Ryan: So let’s talk about that. Sports has a long history of being a platform for activism and today is no different. What’s been your take on how athletes have stood up?
Cody: From the professional sports side of things, I’ve been encouraged by their willingness to be a part of the change we’re seeing socially. Sports is a unifier. After 9/11, baseball was a unifier and watching the home opener of the Chiefs this year, I loved that both teams came together and locked arm-in-arm in the center of the field for a moment of silence. I was disheartened to hear the fans boo them despite the fact the teams were bringing unity to the table but I’ve been impressed by athletes in every sport taking public steps to use their platform for good at a time when we need to take a hard look at ourselves and at society.
At the collegiate level, I’ve seen and will continue to see good things from student athletes who are using their voices for change. Across the board, everyone is standing up in a unique way, saying this has to stop and that’s what it’s about. We are a unifier. That’s something I whole-heartedly believe.

Ryan: During this pandemic, what have you learned about yourself?
Cody: I don’t think I used this time wisely enough. When I got home from work, I was consumed with the negativity of that day. I was consuming as much of what was going on in society as I could because I wanted to learn as much as I could. But I think I learned I need to take a step back from the nonstop consumption of media. Not to turn a blind eye, I have to have a dedicated time for learning and educating myself, but I also need to feed myself, my wife, and my faith as well. That would be my biggest critique of myself during this time.
Ryan: So when this comes to an end, whenever that may be, what are you most excited to come back to?
Cody: There’s a moment when something awesome happens at a sporting event, when you’re high-fiving everyone next to you and 100,000 strangers are cheering because an athlete did something amazing on the field. That can’t be replaced by watching sports on TV or even having less fans or no fans at the games. Nothing will replicate that. I can’t wait for that again.

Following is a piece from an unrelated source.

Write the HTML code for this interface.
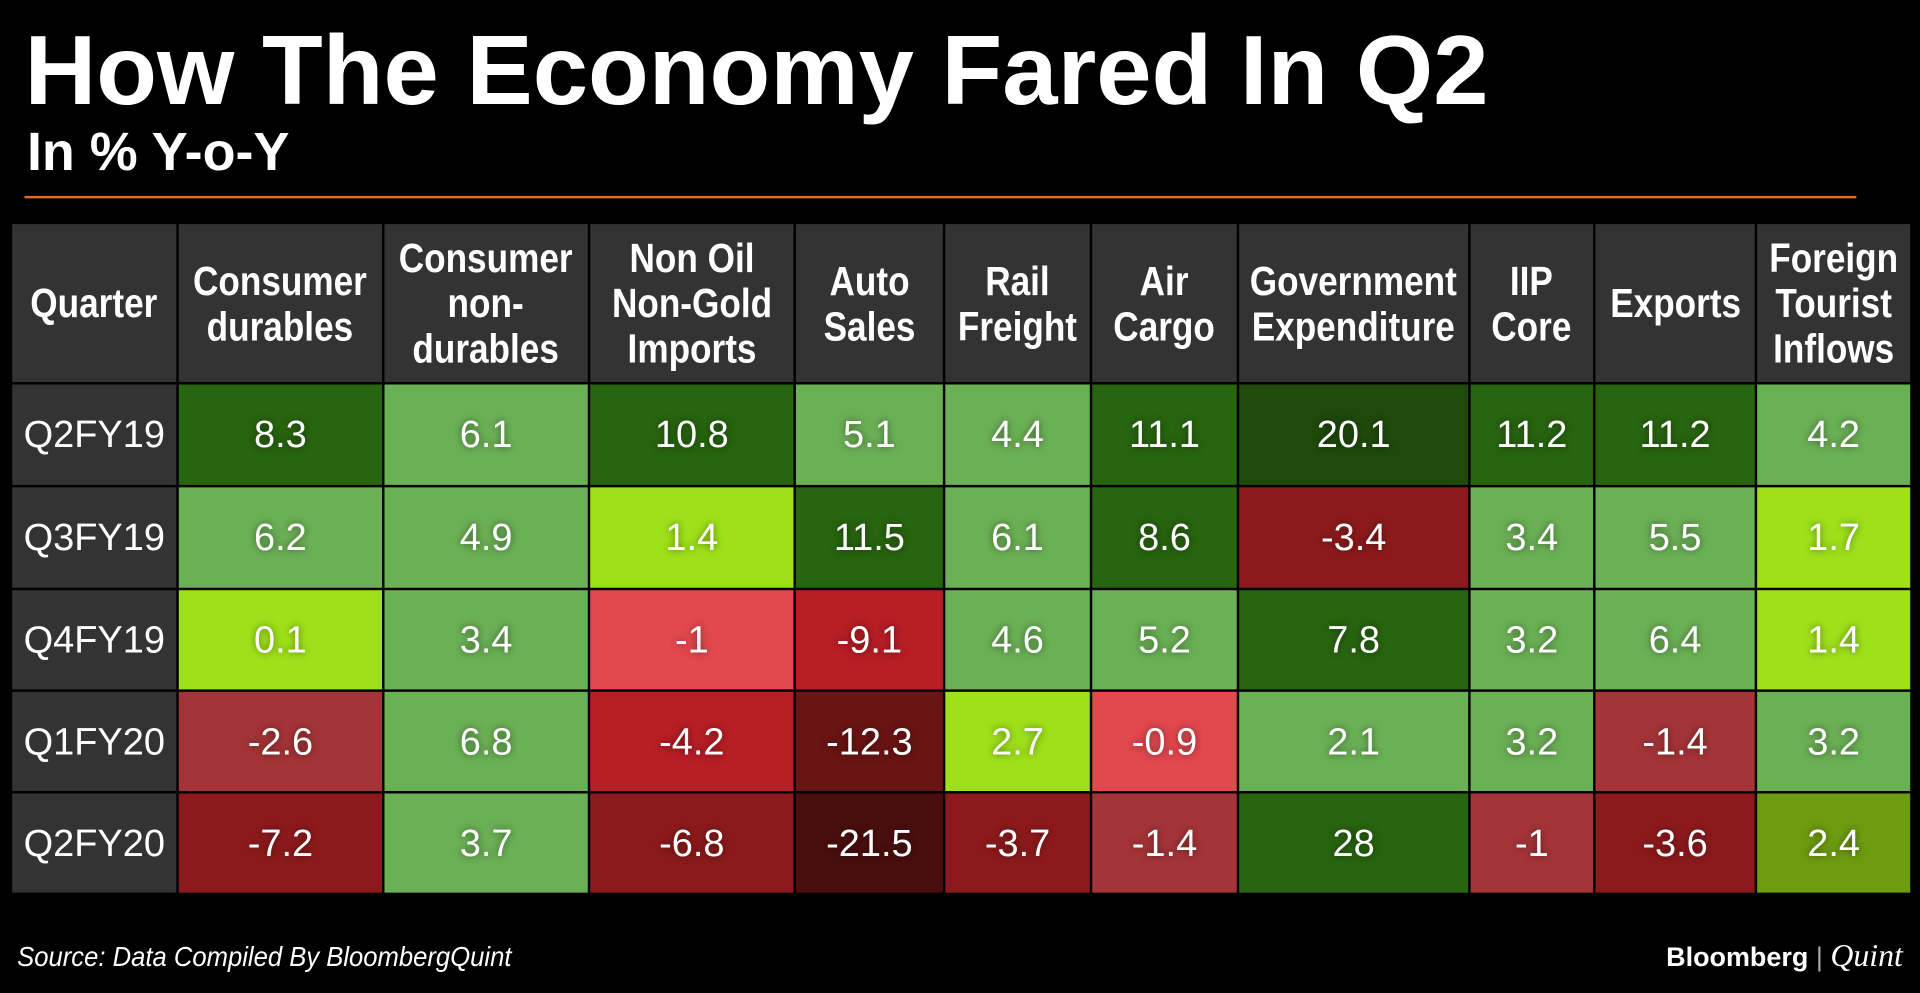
<!DOCTYPE html>
<html><head><meta charset="utf-8">
<style>
html,body{margin:0;padding:0;background:#000;width:1920px;height:993px;overflow:hidden}
#stage{position:absolute;left:0;top:0;width:1568px;height:811px;transform:scale(1.22449);transform-origin:0 0;background:#000;color:#fff;font-family:"Liberation Sans",sans-serif}
.title{position:absolute;left:20px;top:12px;font-size:80px;font-weight:bold;white-space:nowrap;transform:scaleX(1.015);transform-origin:0 0}
.sub{position:absolute;left:22px;top:100px;font-size:44px;font-weight:bold;white-space:nowrap}
.rule{position:absolute;left:20px;top:160px;width:1496px;height:2px;background:#e06a2a}
.cell{position:absolute;display:flex;align-items:center;justify-content:center;text-align:center;font-family:"Liberation Sans Narrow","Liberation Sans",sans-serif;box-sizing:border-box}
.cell span{display:inline-block;white-space:nowrap}
.hd{background:#333;font-weight:bold;font-size:33px;line-height:37px}
.hd span{transform:scaleX(0.87)}
.q{background:#333;font-size:31px}
.v{font-size:31px;text-shadow:0 0 6px rgba(0,0,0,0.5)}
.src{position:absolute;left:14px;top:768px;font-style:italic;font-size:23px;white-space:nowrap;transform:scaleX(0.91);transform-origin:0 0}
.logo{position:absolute;right:14px;top:766px;font-size:22px;white-space:nowrap}
</style></head><body>
<div id="stage">
<div class="title">How The Economy Fared In Q2</div>
<div class="sub">In % Y-o-Y</div>
<div class="rule"></div>
<div id="table"></div>
<div class="src">Source: Data Compiled By BloombergQuint</div>
<div class="logo"><b>Bloomberg</b> <span style="color:#aaa">|</span> <i style="font-family:'Liberation Serif',serif;font-size:26px">Quint</i></div>
</div>
<script>
const categories = ["Consumer<br>durables","Consumer<br>non-<br>durables","Non Oil<br>Non-Gold<br>Imports","Auto<br>Sales","Rail<br>Freight","Air<br>Cargo","Government<br>Expenditure","IIP<br>Core","Exports","Foreign<br>Tourist<br>Inflows"];
const quarters = ["Q2FY19","Q3FY19","Q4FY19","Q1FY20","Q2FY20"];
const q2fy19 = [8.3,6.1,10.8,5.1,4.4,11.1,20.1,11.2,11.2,4.2];
const q3fy19 = [6.2,4.9,1.4,11.5,6.1,8.6,-3.4,3.4,5.5,1.7];
const q4fy19 = [0.1,3.4,-1,-9.1,4.6,5.2,7.8,3.2,6.4,1.4];
const q1fy20 = [-2.6,6.8,-4.2,-12.3,2.7,-0.9,2.1,3.2,-1.4,3.2];
const q2fy20 = [-7.2,3.7,-6.8,-21.5,-3.7,-1.4,28,-1,-3.6,2.4];
const values = [q2fy19,q3fy19,q4fy19,q1fy20,q2fy20];

const palette = {DDG:"#1f4a0b",DG:"#28650f",MG:"#6bb055",L:"#9ee11a",O:"#6d9c10",LR:"#e2484e",MR:"#a43437",R:"#b71e25",DR:"#8c1a1c",DR2:"#6a1414",DDR:"#4a0e0e"};
const shades = [
 ["DG","MG","DG","MG","MG","DG","DDG","DG","DG","MG"],
 ["MG","MG","L","DG","MG","DG","DR","MG","MG","L"],
 ["L","MG","LR","R","MG","MG","DG","MG","MG","L"],
 ["MR","MG","R","DR2","L","LR","MG","MG","MR","MG"],
 ["DR","MG","DR","DDR","DR","MR","DG","MR","DR","O"]
];
const colEdges=[10,146,314,482,650,772,892,1012,1201,1303,1435,1562];
const rowEdges=[183,314,398,482,565,648,731];
const t=document.getElementById('table');
function mk(cls,x0,x1,y0,y1,html){
  const d=document.createElement('div');
  d.className='cell '+cls;
  d.style.left=x0+'px';d.style.top=y0+'px';
  d.style.width=(x1-x0-2)+'px';d.style.height=(y1-y0-2)+'px';
  d.innerHTML='<span>'+html+'</span>';t.appendChild(d);return d;
}
let h=mk('hd',colEdges[0],colEdges[1],rowEdges[0],rowEdges[1],'Quarter');


categories.forEach((c,i)=>{
  const e=mk('hd',colEdges[i+1],colEdges[i+2],rowEdges[0],rowEdges[1],c);
  
  
});
quarters.forEach((q,r)=>{
  const e=mk('q',colEdges[0],colEdges[1],rowEdges[r+1],rowEdges[r+2],q);
  
  
  values[r].forEach((v,c)=>{
    const cell=mk('v',colEdges[c+1],colEdges[c+2],rowEdges[r+1],rowEdges[r+2],String(v));
    cell.style.background=palette[shades[r][c]];
    
    
  });
});
</script>
</body></html>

Outside of sports, I’m looking forward to being able to us being about to hug our friends. Physical touch is something we need and took for granted. Bring able to gather with friends and not feel weird about it is something I’m looking forward to whenever that does come.
Ryan: And the opposite question would be, what do you hope we leave behind us?
Cody: This is a different way to answer that question. You truly don’t understand what that person you work with on a daily basis is facing. We have to lean into empathy and compassion and show love because maybe they won’t get it anywhere else. We have to, collectively as a society, push into that. Push into choosing empathy rather than the alternative. The gap is widening between love and hate, there’s no middle ground, but we have to leave people with love and compassion and empathy because in the end, that’s what matters.